READING IT IS ONE THING, HONORING IT IS ANOTHER.... I can appreciate political theatrics as much as the next guy, but this stunt, as reported by the conservative Washington Times, seems rather pointless.

The Constitution frequently gets lip service in Congress, but House Republicans next year will make sure it gets a lot more than that -- the new rules the incoming majority party proposed this week call for a full reading of the country's founding document on the floor of the House on Jan. 6.

The goal, backers said, is to underscore the limited-government rules the Founders imposed on Congress -- and to try to bring some of those principles back into everyday legislating.

The reading proposal was pushed by far-right Rep. Bob Goodlatte (R-Va.), who apparently got the idea from even-further-right state Attorney General Ken Cuccinelli (R-Va.).

I don't doubt that several members who participate in the exercise will feel better about themselves, but there's no real point to this. Jonathan Bernstein, with an item dripping in sarcasm, noted the other day:

[R]eading the Constitution out loud will guarantee that no new legislation will violate our basic charter. After all, it's well known that the Constitution is clear and unambiguous at all points, and that previous violations of it have been caused by a combination of ignorance and indifference. Once it's read on the House floor, that problem will be solved.

Look, this stuff is proven to work. Younger readers may not realize it, but in the Carter and Reagan years the House was just full of treasonous subversives -- a problem entirely solved by saying the Pledge of Allegiance to open all House sessions since fall 1988.
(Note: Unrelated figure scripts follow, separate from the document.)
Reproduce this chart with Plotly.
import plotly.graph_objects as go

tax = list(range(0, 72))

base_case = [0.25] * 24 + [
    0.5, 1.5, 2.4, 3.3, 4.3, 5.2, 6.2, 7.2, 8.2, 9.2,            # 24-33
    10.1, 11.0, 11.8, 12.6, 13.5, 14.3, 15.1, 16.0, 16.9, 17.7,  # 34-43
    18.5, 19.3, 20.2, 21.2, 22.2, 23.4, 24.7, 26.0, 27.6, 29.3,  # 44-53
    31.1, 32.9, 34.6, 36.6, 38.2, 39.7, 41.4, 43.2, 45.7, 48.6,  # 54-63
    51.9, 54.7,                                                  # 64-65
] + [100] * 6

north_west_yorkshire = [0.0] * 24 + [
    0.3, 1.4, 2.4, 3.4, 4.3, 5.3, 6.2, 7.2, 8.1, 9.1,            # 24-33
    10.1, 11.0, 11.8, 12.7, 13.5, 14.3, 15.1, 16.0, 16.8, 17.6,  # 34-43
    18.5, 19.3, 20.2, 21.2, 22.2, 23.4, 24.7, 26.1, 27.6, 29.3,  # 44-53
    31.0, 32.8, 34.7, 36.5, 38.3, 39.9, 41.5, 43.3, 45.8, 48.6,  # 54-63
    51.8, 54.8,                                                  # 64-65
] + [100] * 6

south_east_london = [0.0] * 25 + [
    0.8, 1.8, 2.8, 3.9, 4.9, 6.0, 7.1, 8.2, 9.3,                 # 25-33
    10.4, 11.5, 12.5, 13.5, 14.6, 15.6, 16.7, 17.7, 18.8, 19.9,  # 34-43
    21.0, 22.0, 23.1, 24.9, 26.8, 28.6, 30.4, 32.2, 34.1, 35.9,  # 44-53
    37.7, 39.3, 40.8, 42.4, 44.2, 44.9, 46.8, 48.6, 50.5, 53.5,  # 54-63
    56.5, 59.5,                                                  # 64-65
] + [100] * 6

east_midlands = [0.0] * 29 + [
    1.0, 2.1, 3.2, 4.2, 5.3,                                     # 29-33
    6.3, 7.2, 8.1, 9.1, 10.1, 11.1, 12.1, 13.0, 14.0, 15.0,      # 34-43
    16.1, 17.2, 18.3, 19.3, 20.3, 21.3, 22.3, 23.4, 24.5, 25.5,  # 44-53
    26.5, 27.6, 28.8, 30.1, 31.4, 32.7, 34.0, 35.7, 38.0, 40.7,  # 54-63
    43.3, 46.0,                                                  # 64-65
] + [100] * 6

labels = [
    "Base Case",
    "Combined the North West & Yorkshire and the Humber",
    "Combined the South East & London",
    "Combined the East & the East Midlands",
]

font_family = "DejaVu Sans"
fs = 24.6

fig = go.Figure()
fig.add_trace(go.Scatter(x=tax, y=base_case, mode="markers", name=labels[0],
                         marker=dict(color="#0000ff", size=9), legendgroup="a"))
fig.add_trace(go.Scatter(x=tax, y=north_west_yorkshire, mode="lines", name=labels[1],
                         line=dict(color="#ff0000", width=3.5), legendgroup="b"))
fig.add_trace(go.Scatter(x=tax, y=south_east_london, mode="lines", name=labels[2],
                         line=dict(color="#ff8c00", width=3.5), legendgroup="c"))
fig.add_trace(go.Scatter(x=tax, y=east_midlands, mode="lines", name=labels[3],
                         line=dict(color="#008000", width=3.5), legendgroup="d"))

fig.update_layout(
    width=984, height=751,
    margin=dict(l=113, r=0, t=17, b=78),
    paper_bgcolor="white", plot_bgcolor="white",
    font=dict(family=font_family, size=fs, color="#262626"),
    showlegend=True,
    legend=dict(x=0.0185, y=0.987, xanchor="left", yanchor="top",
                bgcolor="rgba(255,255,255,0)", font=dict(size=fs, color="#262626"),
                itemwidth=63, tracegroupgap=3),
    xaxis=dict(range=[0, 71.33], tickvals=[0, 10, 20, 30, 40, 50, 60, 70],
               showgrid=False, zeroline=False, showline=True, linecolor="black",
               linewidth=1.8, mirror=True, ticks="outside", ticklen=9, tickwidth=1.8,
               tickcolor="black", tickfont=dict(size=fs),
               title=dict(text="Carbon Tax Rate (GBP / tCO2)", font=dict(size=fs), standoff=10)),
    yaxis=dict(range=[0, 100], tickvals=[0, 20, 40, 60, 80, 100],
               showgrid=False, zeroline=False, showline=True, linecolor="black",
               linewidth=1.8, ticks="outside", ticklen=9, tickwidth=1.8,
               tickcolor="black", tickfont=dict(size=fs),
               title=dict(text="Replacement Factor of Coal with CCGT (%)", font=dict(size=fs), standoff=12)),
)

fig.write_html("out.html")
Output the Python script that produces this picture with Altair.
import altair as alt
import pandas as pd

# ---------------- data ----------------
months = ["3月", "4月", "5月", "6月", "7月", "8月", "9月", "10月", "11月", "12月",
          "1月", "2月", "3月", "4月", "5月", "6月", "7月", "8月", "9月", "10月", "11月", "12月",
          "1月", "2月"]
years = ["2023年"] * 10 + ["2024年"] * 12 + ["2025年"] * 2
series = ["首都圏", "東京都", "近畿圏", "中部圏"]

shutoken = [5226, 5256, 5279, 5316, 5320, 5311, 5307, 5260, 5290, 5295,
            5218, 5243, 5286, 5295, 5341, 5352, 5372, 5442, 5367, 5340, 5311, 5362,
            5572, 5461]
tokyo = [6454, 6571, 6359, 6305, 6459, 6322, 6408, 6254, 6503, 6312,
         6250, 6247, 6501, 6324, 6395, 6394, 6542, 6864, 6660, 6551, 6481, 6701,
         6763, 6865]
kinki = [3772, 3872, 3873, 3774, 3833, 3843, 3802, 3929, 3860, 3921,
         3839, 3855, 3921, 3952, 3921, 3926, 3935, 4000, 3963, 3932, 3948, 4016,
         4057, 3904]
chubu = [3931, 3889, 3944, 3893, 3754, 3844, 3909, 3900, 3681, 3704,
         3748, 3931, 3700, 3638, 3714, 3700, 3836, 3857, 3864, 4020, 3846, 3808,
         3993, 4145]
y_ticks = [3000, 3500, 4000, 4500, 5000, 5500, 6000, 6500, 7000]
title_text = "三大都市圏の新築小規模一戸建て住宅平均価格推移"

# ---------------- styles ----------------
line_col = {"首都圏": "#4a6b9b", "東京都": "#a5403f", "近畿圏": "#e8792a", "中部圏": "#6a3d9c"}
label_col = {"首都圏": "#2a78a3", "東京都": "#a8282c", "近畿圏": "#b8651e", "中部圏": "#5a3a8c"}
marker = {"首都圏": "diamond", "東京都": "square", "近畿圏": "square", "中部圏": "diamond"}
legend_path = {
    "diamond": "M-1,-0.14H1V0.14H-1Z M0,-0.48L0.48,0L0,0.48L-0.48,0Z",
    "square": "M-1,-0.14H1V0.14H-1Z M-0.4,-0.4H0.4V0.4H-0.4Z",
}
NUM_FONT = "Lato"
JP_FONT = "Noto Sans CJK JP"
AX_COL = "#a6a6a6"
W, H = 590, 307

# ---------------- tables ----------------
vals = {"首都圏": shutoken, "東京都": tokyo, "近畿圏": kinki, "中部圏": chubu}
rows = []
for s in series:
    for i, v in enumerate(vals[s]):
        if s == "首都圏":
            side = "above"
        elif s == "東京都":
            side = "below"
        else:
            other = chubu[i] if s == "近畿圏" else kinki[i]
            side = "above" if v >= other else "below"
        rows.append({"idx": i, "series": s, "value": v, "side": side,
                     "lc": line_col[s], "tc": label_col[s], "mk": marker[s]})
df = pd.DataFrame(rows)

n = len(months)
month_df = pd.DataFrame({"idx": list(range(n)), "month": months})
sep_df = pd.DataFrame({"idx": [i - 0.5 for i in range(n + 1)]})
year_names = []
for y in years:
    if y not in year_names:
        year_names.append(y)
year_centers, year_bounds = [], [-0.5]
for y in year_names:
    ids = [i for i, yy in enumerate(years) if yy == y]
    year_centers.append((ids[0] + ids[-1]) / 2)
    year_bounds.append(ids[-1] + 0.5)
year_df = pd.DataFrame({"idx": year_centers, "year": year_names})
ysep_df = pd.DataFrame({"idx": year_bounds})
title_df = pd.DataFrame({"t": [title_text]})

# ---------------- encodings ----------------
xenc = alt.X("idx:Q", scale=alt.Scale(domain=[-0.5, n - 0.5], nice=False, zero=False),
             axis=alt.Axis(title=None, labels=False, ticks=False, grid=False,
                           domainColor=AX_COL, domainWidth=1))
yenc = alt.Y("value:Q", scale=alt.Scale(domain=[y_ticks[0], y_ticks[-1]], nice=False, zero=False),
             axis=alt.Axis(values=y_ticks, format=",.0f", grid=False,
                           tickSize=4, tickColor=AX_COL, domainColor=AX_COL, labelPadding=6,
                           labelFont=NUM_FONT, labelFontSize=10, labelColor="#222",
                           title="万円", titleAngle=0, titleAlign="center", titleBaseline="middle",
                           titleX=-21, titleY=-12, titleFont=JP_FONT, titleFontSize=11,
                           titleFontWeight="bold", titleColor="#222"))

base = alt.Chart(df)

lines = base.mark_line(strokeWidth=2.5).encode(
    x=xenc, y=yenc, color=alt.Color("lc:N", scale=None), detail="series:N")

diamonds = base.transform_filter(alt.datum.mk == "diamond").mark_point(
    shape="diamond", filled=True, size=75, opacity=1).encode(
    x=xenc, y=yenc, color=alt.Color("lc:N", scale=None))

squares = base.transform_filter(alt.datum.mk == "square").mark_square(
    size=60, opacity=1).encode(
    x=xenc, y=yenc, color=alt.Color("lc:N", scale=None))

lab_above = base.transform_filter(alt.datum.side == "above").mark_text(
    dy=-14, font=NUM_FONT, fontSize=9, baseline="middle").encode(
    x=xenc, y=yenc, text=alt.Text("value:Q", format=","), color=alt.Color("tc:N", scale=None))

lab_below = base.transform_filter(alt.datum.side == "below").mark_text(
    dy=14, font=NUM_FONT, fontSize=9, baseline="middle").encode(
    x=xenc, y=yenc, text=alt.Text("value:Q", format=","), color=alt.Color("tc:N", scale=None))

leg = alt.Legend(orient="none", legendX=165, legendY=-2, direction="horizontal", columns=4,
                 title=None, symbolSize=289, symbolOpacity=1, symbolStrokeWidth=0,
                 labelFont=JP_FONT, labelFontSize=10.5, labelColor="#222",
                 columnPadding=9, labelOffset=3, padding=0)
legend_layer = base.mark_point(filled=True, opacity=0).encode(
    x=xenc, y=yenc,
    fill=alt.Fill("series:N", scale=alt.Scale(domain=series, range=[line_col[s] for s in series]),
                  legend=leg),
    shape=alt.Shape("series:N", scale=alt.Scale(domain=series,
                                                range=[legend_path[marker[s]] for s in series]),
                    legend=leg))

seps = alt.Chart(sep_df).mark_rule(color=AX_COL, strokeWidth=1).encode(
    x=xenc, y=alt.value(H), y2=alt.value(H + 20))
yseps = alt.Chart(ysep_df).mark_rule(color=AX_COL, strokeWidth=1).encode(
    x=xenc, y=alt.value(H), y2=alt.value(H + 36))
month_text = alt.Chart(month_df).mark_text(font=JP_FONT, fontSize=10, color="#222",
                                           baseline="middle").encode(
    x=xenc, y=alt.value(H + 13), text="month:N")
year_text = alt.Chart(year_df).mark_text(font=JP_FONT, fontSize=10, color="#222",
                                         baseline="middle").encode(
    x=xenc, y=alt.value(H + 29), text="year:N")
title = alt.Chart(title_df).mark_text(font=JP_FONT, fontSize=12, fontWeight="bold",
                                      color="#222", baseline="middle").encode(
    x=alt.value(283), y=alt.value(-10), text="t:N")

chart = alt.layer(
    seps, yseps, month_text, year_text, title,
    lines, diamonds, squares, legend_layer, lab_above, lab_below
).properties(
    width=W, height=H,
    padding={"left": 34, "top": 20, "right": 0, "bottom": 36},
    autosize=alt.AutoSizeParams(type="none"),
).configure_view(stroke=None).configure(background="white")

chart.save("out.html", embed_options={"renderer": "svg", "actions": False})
That's entirely right, but I'd go a little further. The point of the reading, I suspect, is to reinforce a larger argument that right-wing Republicans would like the public to believe: they are the Constitution's true champions. They want to read it out loud as a demonstration of the GOP's love of the document, while sticking it to those rascally liberals and their unconstitutional agenda.

But there's a problem with this: it's crazy. We're talking about a House Republican caucus with leaders who support allowing states to overturn federal laws they don't like.

In recent years, congressional Republicans haven't just endorsed bizarre legal concepts; they've advocated constitutional concepts that were discredited generations ago.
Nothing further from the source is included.